Baroness Fox of Buckley spills all about being a member of the House of Lords.

Baroness Fox of Buckley spills all about being a member of the House of Lords.

GB News
GBN Membership

By GBN Membership


Published: 28/11/2023

- 11:33

Updated: 28/11/2023

- 12:02

In this sit-down for GB News members, Baroness Fox of Buckley exposes the truth about being inside the House of Lords.

Speaking to GB News Community Editor Michael Heaver in Westminster, Baroness Fox opened up about being in the House of Lords:

"It's an alien place for me.


"As regular GB News viewers will know and as I've said it so often, I do think it should be abolished.

"Having a non-elected second chamber is obviously bonkers but and you know what right of any of us got to be there.

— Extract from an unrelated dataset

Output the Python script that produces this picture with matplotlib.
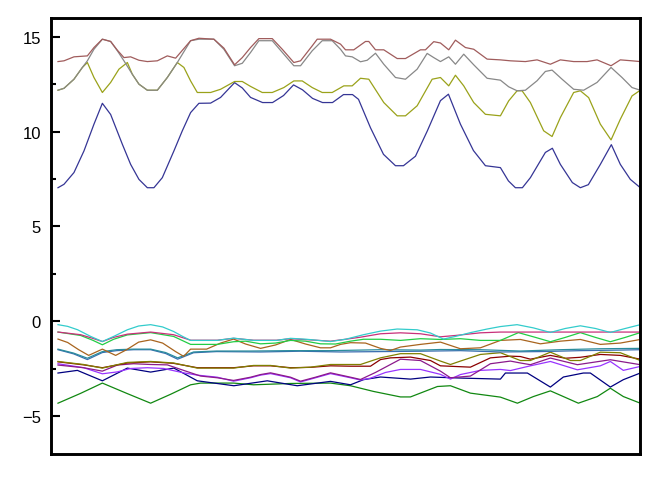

"But it's also a place where laws are actually made and there's too little scrutiny by the public because they think it's all happening in the Commons, but actually a lot of things happening in the Lords.

"So I've ended up having to take it all very seriously because if I am there I feel as though I've got. I can't just let things sail through without speaking."

Asked about being a member in the House of Lords compared to serving as an MEP in the European Parliament, Fox's assessment was that: "I think in the sense that there's as much hot air, that's definitely true.

"It's grander posher building than the kind of modernism that we saw in Brussels and Strasbourg. It's slightly less alien only - only in this much - this is a place that Parliament is seated there and although the Lords probably should have gone when we had the Glorious Revolution, as it were. Cromwell should have got rid of it completely. All of that's true.

"You also feel as though you're part of a British tradition. So I don't want to be too gloom about it.

"Obviously it I didn't ever feel like that when we were in Brussels and Strasburg. I mean it just was like what on earth are we doing here?

"But I do think it's got some similarities, which is that it gets used as a place where the government can blame the Lords for things that it's not prepared to own up to.

"It'll say, 'oh, the Lord's forced us to change that bill' and they were forever doing that about the EU. Government Ministers would blame the EU for everything.

"Whereas often what would happen was that British politicians would go over to Brussels, say we've got a good idea, but we don't want those grubby voters having a say on it. Can we bring it in this way? And then we'll tell them we've got no choice.

"There's an element of that in terms of the Lords, I can see."